Though the conservatives prevailed this term largely because of O'Connor and Kennedy, both Justices still drift from time to time to the other side. It was Kennedy who provided the majority in the term-limits case, in which the court decided that states could not limit the terms of members of Congress because the framers of the Constitution established the exclusive qualifications. And O'Connor wrote the strong dissent when the court ruled that public high schools can require drug tests for student athletes without prior suspicion of drug use. Moreover, Kennedy and O'Connor often wrote separate opinions this term to distance themselves from the three other conservatives with whom they voted. In the University of Virginia ruling, for instance, O'Connor made clear her preference for dealing with church-state entanglements on a case-by-case basis, rather than by enunciating a broad new principle that might open the way to more official support for religion.

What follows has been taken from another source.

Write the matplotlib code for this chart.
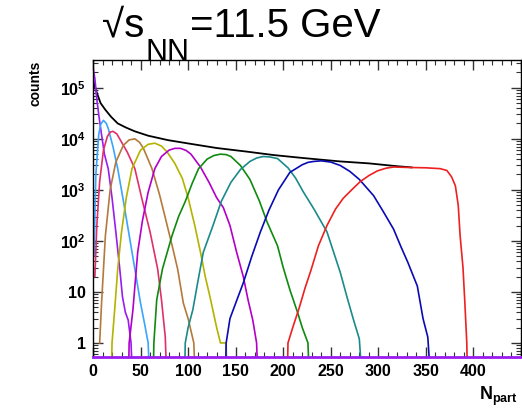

By contrast, this was the year in which Thomas boldly marked off ground at the furthest-right end of the bench, so far that even the two-fisted Scalia generally did not join him there. Yet sometimes he could bring along part of the court. In the term-limits case, his separate opinion reflected the conservative fascination with the 10th Amendment, which reserves to the states all power not specifically delegated to the Federal Government. Accordingly, Thomas suggested that the U.S. government exists only to the extent the states permit it. Rehnquist, O'Connor and Scalia signed on. How much further will the conservatives go? Their rulings on race, the commerce clause and church-state separation are open invitations to more litigation--and more struggles for that fifth vote. As chief guidance officer of the liberal wing, William Brennan had a famous dictum: "Five votes can do anything around here.'' Year after year, he bundled together 5-to-4 liberal majorities. In January a frail-looking Brennan sat on the sidelines to hear oral arguments in Adarand, this term's affirmative-action case. When a 5-to-4 ruling came down, another conservative victory, it was hard not to wonder whether his words had come back to haunt him.